The mapless argument. A map is a snapshot of the world at the moment it was built. Roads change constantly — construction zones open and close, lane configurations shift, new traffic signals are installed, temporary diversions redirect traffic. An HD map that was last updated two weeks ago may be inaccurate in exactly the location where a vehicle is navigating today. A system that perceives the road in real time is never dependent on map freshness — it responds to what is actually there.
Map staleness is a genuine operational risk. Waymo’s fleet-driven weekly update cycle partially mitigates this, but any HD map system has latency between a real-world change and the map reflecting it.
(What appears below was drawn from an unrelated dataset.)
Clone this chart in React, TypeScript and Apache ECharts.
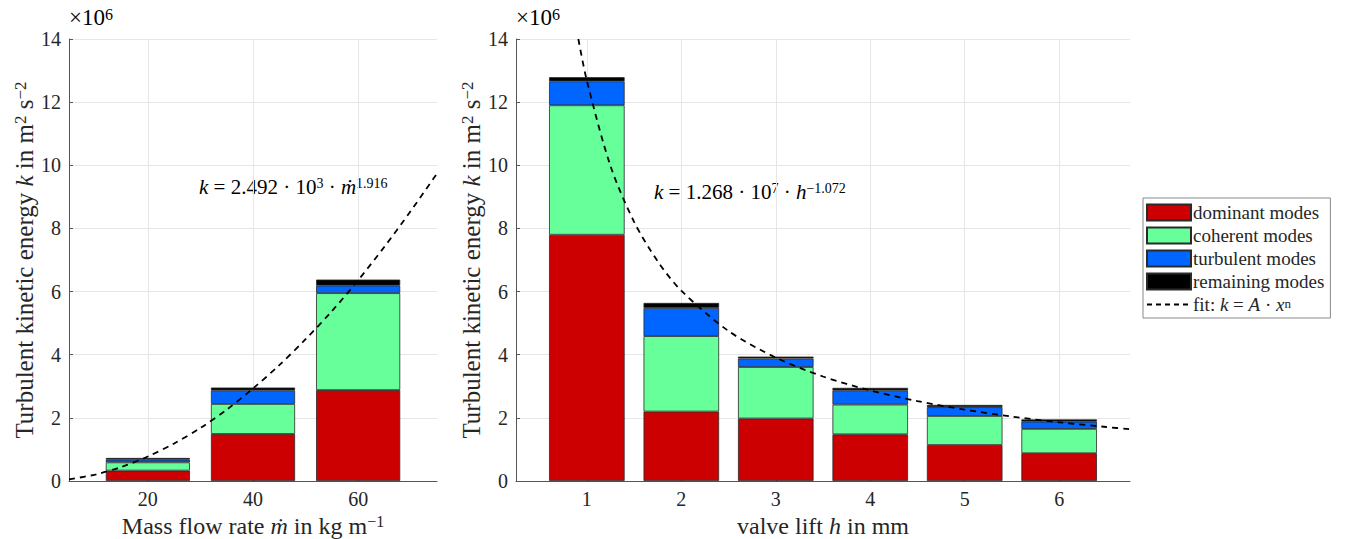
import React, { useEffect, useRef } from "react";
import * as echarts from "echarts";

// ---- data (values in units of 10^6 m^2 s^-2) ----
const massFlowRates = [20, 40, 60];
const dominantM = [0.33, 1.49, 2.88];
const coherentM = [0.26, 0.95, 3.07];
const turbulentM = [0.085, 0.43, 0.24];
const remainingM = [0.055, 0.09, 0.19];

const valveLifts = [1, 2, 3, 4, 5, 6];
const dominantH = [7.8, 2.2, 1.98, 1.48, 1.14, 0.88];
const coherentH = [4.1, 2.39, 1.63, 0.94, 0.92, 0.77];
const turbulentH = [0.76, 0.89, 0.27, 0.45, 0.28, 0.23];
const remainingH = [0.13, 0.16, 0.06, 0.08, 0.07, 0.07];

// fit curves
const fitMx = [5, 10, 15, 20, 25, 30, 35, 40, 45, 50, 55, 60, 65, 70, 75];
const fitMy = [0.054, 0.205, 0.447, 0.775, 1.19, 1.68, 2.26, 2.93, 3.67, 4.49, 5.38, 6.36, 7.42, 8.55, 9.74];
const fitHx = [0.91, 1, 1.25, 1.5, 1.75, 2, 2.5, 3, 3.5, 4, 4.5, 5, 5.5, 6, 6.5, 6.75];
const fitHy = [14.0, 12.68, 9.98, 8.21, 6.96, 6.03, 4.75, 3.91, 3.31, 2.87, 2.53, 2.26, 2.04, 1.86, 1.71, 1.637];

const modeNames = ["dominant modes", "coherent modes", "turbulent modes", "remaining modes"];
const modeColors = ["#cc0000", "#66ff99", "#0066ff", "#000000"];
const FIT = "fit";

const FONT = "Liberation Serif";
const TXT = "#262626";

export default function App() {
  const ref = useRef<HTMLDivElement>(null);
  useEffect(() => {
    if (!ref.current) return;
    const chart = echarts.init(ref.current, null, { renderer: "svg" });

    const gL = { left: 69, top: 39, width: 368, height: 442, outerBoundsMode: "none", containLabel: false };
    const gR = { left: 516, top: 39, width: 614, height: 442, outerBoundsMode: "none", containLabel: false };
    const xL = { min: 5, max: 75 };
    const xR = { min: 0.25, max: 6.75 };

    // hidden category grids aligned so that category centres fall on the values
    const catGrid = (g: any, mm: any, cats: number[]) => {
      const step = cats[1] - cats[0];
      const lo = cats[0] - step / 2;
      const hi = cats[cats.length - 1] + step / 2;
      const span = mm.max - mm.min;
      return {
        left: g.left + ((lo - mm.min) / span) * g.width,
        width: ((hi - lo) / span) * g.width,
        top: g.top,
        height: g.height,
        outerBoundsMode: "none",
        containLabel: false,
      };
    };

    const supRich = (fs: number) => ({
      n: { fontFamily: FONT, fontSize: fs, color: TXT },
      i: { fontFamily: FONT, fontSize: fs, fontStyle: "italic", color: TXT },
      sup: { fontFamily: FONT, fontSize: Math.round(fs * 0.68), color: TXT, verticalAlign: "top", lineHeight: Math.round(fs * 0.6) },
    });

    const xAxisValue = (gridIndex: number, mm: any, ticks: number[], name: string) => ({
      type: "value",
      gridIndex,
      min: mm.min,
      max: mm.max,
      name,
      nameLocation: "middle",
      nameGap: 27,
      nameTextStyle: { rich: supRich(24), fontFamily: FONT, fontSize: 24, color: TXT },
      axisLine: { show: true, lineStyle: { color: "#555", width: 1 } },
      axisTick: { show: true, inside: true, length: 4, customValues: ticks, lineStyle: { color: "#555" } },
      axisLabel: { customValues: ticks, fontFamily: FONT, fontSize: 20, color: TXT, margin: 8 },
      splitLine: { show: true, lineStyle: { color: "#e6e6e6", width: 1 } },
    });

    const yAxisValue = (gridIndex: number) => ({
      type: "value",
      gridIndex,
      min: 0,
      max: 14,
      interval: 2,
      name: "Turbulent kinetic energy {i|k} in m{sup|2} s{sup|−2}",
      nameLocation: "middle",
      nameRotate: 90,
      nameGap: 31,
      nameTextStyle: { rich: supRich(25), fontFamily: FONT, fontSize: 25, color: TXT },
      axisLine: { show: true, lineStyle: { color: "#555", width: 1 } },
      axisTick: { show: true, inside: true, length: 4, lineStyle: { color: "#555" } },
      axisLabel: { fontFamily: FONT, fontSize: 20, color: TXT, margin: 8 },
      splitLine: { show: true, lineStyle: { color: "#e6e6e6", width: 1 } },
    });

    const xAxisCat = (gridIndex: number, cats: number[]) => ({
      type: "category",
      gridIndex,
      data: cats.map(String),
      show: false,
    });
    const yAxisHidden = (gridIndex: number) => ({
      type: "value",
      gridIndex,
      min: 0,
      max: 14,
      show: false,
      splitLine: { show: false },
    });

    const stacksM = [dominantM, coherentM, turbulentM, remainingM];
    const stacksH = [dominantH, coherentH, turbulentH, remainingH];

    const series: any[] = [];
    stacksM.forEach((arr, k) => {
      series.push({
        name: modeNames[k],
        type: "bar",
        xAxisIndex: 2,
        yAxisIndex: 2,
        stack: "m",
        barWidth: "80%",
        itemStyle: { color: modeColors[k], borderColor: "#2a2a2a", borderWidth: 0.8 },
        data: arr,
      });
    });
    stacksH.forEach((arr, k) => {
      series.push({
        name: modeNames[k],
        type: "bar",
        xAxisIndex: 3,
        yAxisIndex: 3,
        stack: "h",
        barWidth: "80%",
        itemStyle: { color: modeColors[k], borderColor: "#2a2a2a", borderWidth: 0.8 },
        data: arr,
      });
    });
    const fitStyle = { color: "#000", width: 1.8, type: [6, 5] };
    series.push({
      name: FIT,
      type: "line",
      xAxisIndex: 0,
      yAxisIndex: 0,
      symbol: "none",
      smooth: 0.3,
      z: 5,
      lineStyle: fitStyle,
      itemStyle: { color: "#000" },
      data: fitMx.map((x, i) => [x, fitMy[i]]),
    });
    series.push({
      name: FIT,
      type: "line",
      xAxisIndex: 1,
      yAxisIndex: 1,
      symbol: "none",
      smooth: 0.3,
      z: 5,
      lineStyle: fitStyle,
      itemStyle: { color: "#000" },
      data: fitHx.map((x, i) => [x, fitHy[i]]),
    });

    const option: any = {
      animation: false,
      backgroundColor: "#fff",
      grid: [gL, gR, catGrid(gL, xL, massFlowRates), catGrid(gR, xR, valveLifts)],
      xAxis: [
        xAxisValue(0, xL, massFlowRates, "Mass flow rate {i|ṁ} in kg m{sup|−1}"),
        xAxisValue(1, xR, valveLifts, "valve lift {i|h} in mm"),
        xAxisCat(2, massFlowRates),
        xAxisCat(3, valveLifts),
      ],
      yAxis: [yAxisValue(0), yAxisValue(1), yAxisHidden(2), yAxisHidden(3)],
      legend: {
        orient: "vertical",
        left: 1143,
        top: 198,
        data: [
          ...modeNames.map((n) => ({ name: n, icon: "rect" })),
          { name: FIT, itemStyle: { opacity: 0 }, lineStyle: { color: "#000", width: 1.8, type: [5, 4] } },
        ],
        itemWidth: 44,
        itemHeight: 16,
        itemGap: 4,
        padding: [5, 6, 4, 3],
        borderColor: "#888",
        borderWidth: 1,
        selectedMode: false,
        textStyle: {
          fontFamily: FONT,
          fontSize: 19,
          lineHeight: 16,
          color: TXT,
          padding: [0, 0, 0, -3],
          rich: {
            n: { fontFamily: FONT, fontSize: 19, color: TXT, lineHeight: 16 },
            i: { fontFamily: FONT, fontSize: 19, fontStyle: "italic", color: TXT, lineHeight: 16 },
            sup: { fontFamily: FONT, fontSize: 13, color: TXT, verticalAlign: "top", lineHeight: 8 },
          },
        },
        formatter: (name: string) =>
          name === FIT ? "{n|fit: }{i|k}{n| = }{i|A}{n| · }{i|x}{sup|n}" : name,
      },
      graphic: [
        {
          type: "text",
          left: 69,
          top: 6,
          style: { text: "{n|×10}{sup|6}", rich: supRich(23) },
        },
        {
          type: "text",
          left: 516,
          top: 6,
          style: { text: "{n|×10}{sup|6}", rich: supRich(23) },
        },
        {
          type: "text",
          left: 199,
          top: 176,
          style: {
            text: "{i|k}{n| = 2.492 · 10}{sup|3}{n| · }{i|ṁ}{sup|1.916}",
            rich: supRich(21),
          },
        },
        {
          type: "text",
          left: 654,
          top: 181,
          style: {
            text: "{i|k}{n| = 1.268 · 10}{sup|7}{n| · }{i|h}{sup|−1.072}",
            rich: supRich(21),
          },
        },
      ],
      series,
    };

    chart.setOption(option);
    return () => chart.dispose();
  }, []);

  return (
    <div
      ref={ref}
      style={{ position: "fixed", left: 0, top: 0, width: 1346, height: 539, background: "#fff" }}
    />
  );
}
Construction zones, which are both common and hazardous, are the canonical failure case: a new barrier or lane redirect not yet in the map is an obstacle the vehicle’s planning system does not know to expect.
Section 5 — Convergence signals
The industry is not locked into these two poles. Several trends suggest partial convergence:
Waymo reducing HD map dependency. Reports indicate that Waymo’s sixth-generation vehicle software is moving toward greater reliance on real-time perception to reduce map maintenance burden. The direction is toward hybrid localization — using HD maps where available but degrading gracefully to perception-based localization in areas with stale or missing map data. This is not mapless operation, but it narrows the gap.
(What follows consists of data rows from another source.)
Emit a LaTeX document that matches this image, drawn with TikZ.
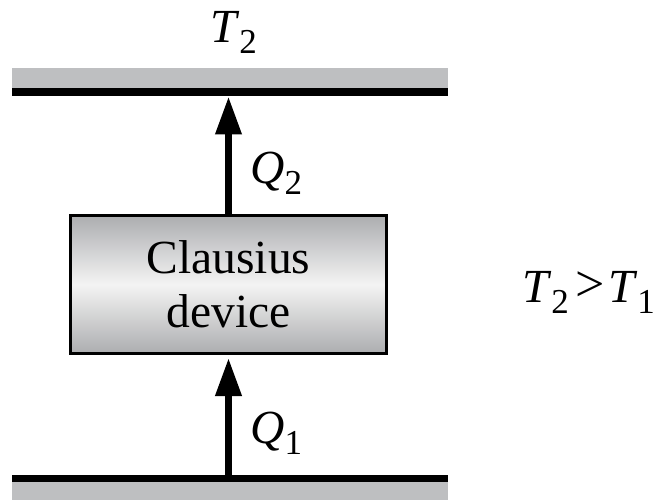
\documentclass[tikz,border=0pt]{standalone}
\usepackage{fontspec}
\setmainfont{Liberation Serif}
\usetikzlibrary{arrows.meta}
\definecolor{bargray}{RGB}{190,191,193}
\definecolor{edgegray}{RGB}{172,173,175}
\definecolor{centregray}{RGB}{244,244,244}
\newcommand{\subidx}[1]{\raisebox{-11pt}{\fontsize{35}{37}\selectfont #1}}
\tikzset{
  bigtext/.style={font=\fontsize{47.5}{54}\selectfont, inner sep=0pt},
  devbox/.style={draw=black, line width=3pt, left color=edgegray, right color=edgegray, middle color=centregray, shading angle=0,
    minimum width=316pt, minimum height=138pt, inner sep=0pt, align=center, font=\fontsize{47.5}{54}\selectfont},
  heat/.style={line width=7pt, -{Triangle[length=38pt,width=25pt]}},
  labeltext/.style={bigtext, anchor=base west}
}
\begin{document}
\begin{tikzpicture}[x=1pt,y=-1pt]
\useasboundingbox (0,0) rectangle (659,500);
% reservoirs
\fill[bargray] (12,68) rectangle (448,89);
\fill[black] (12,88.5) rectangle (448,96);
\fill[black] (12,475) rectangle (448,482);
\fill[bargray] (12,481.5) rectangle (448,500);
\coordinate (topbar) at (228.5,96.5);
\coordinate (botbar) at (228.5,475.5);
% device
\node[devbox] (dev) at (228.5,284.5) {Clausius\\device};
% heat flows
\draw[heat] (dev.north) -- (topbar);
\draw[heat] (botbar) -- ([yshift=-3pt]dev.south);
% labels
\node[labeltext] (t2) at (210,43) {\textit{T}\subidx{2}};
\node[labeltext] (q2) at (250,184) {\textit{Q}\subidx{2}};
\node[labeltext] (q1) at (250,443) {\textit{Q}\subidx{1}};
\node[labeltext] (ineq) at (522,302) {\textit{T}\subidx{2}\hspace{7pt}\raisebox{1pt}{\fontsize{52}{52}\selectfont >}\hspace{3pt}\textit{T}\subidx{1}};
\end{tikzpicture}
\end{document}
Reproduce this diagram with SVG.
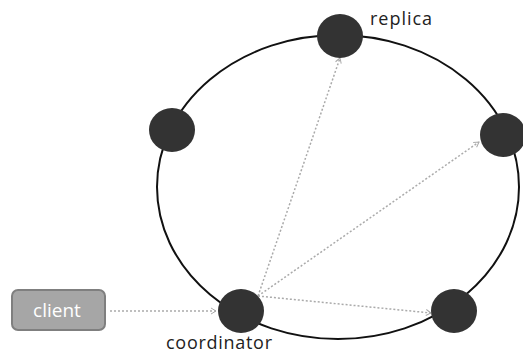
<svg xmlns="http://www.w3.org/2000/svg" width="523" height="356" viewBox="0 0 523 356">
<style>
.node{fill:#333333;}
.lbl{font-family:"Open Sans","Liberation Sans",sans-serif;font-size:18px;fill:#222;}
.conn{stroke:#aaaaaa;stroke-width:1.5;stroke-dasharray:2 2;fill:none;marker-end:url(#arr);}
</style>
<defs>
<marker id="arr" markerWidth="8" markerHeight="8" refX="6" refY="4" orient="auto" markerUnits="userSpaceOnUse">
<path d="M1,1 L6,4 L1,7" fill="none" stroke="#aaaaaa" stroke-width="1"/>
</marker>
</defs>
<rect width="523" height="356" fill="#ffffff"/>
<g id="ring"><ellipse cx="338" cy="187" rx="181" ry="152" fill="none" stroke="#111" stroke-width="2"/></g>
<g id="connectors">
<line class="conn" x1="110" y1="311" x2="216" y2="311"/>
<line class="conn" x1="258" y1="296" x2="340" y2="58"/>
<line class="conn" x1="258" y1="296" x2="479" y2="142"/>
<line class="conn" x1="258" y1="296" x2="431" y2="313"/>
</g>
<g id="client">
<rect x="12" y="290" width="93" height="40" rx="6" fill="#a6a6a6" stroke="#7f7f7f" stroke-width="2"/>
<text x="57" y="317" text-anchor="middle" font-family="'Open Sans','Liberation Sans',sans-serif" font-size="19" fill="#ffffff">client</text>
</g>
<g id="replica"><ellipse class="node" cx="340" cy="36" rx="23" ry="22"/><text class="lbl" x="370" y="25" textLength="62">replica</text></g>
<g id="node-left"><ellipse class="node" cx="172" cy="130" rx="23" ry="22"/></g>
<g id="node-right"><ellipse class="node" cx="503" cy="135" rx="23" ry="22"/></g>
<g id="node-bottom-right"><ellipse class="node" cx="454" cy="311" rx="23" ry="22"/></g>
<g id="coordinator"><ellipse class="node" cx="241" cy="311" rx="23" ry="22"/><text class="lbl" x="166" y="349" textLength="106">coordinator</text></g>
</svg>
Tesla retaining vector maps. Tesla’s FSD is not purely mapless — it still uses vector maps for route planning and regulatory compliance (speed limits, traffic rules). Pure camera-only operation with no map dependency at all is not yet achieved. The maps Tesla uses are substantially less precise and expensive than Waymo’s, but they are still maps.
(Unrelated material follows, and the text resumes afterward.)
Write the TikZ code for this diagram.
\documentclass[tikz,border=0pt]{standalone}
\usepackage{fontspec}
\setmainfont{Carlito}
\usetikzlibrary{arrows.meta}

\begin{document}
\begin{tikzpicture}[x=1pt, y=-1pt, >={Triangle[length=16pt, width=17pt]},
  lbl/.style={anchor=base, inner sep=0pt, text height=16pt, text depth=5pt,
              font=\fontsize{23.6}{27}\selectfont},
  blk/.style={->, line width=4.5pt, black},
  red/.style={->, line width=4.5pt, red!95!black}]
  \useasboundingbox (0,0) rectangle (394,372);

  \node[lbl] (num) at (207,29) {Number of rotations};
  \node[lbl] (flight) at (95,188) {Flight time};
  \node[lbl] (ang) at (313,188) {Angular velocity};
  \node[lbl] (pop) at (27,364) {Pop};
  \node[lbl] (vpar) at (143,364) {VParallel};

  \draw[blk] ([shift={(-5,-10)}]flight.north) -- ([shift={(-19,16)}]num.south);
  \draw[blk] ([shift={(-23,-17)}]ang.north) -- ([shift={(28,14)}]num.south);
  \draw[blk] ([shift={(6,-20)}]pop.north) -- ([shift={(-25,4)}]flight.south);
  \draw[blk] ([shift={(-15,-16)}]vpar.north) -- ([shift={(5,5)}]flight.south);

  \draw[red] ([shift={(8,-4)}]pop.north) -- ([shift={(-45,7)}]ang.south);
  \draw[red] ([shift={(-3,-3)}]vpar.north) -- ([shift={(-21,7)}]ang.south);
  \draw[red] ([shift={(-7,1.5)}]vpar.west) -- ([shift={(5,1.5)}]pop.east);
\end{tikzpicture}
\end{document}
Mobileye REM as the middle path. Mobileye’s Road Experience Management system crowd-sources lightweight lane-level maps from dashcam fleet data — similar in principle to Tesla’s approach but available to any OEM that installs Mobileye hardware. With 40 million kilometers mapped as of recent public disclosures, REM demonstrates that lightweight crowd-sourced maps can achieve broad coverage without dedicated mapping operations.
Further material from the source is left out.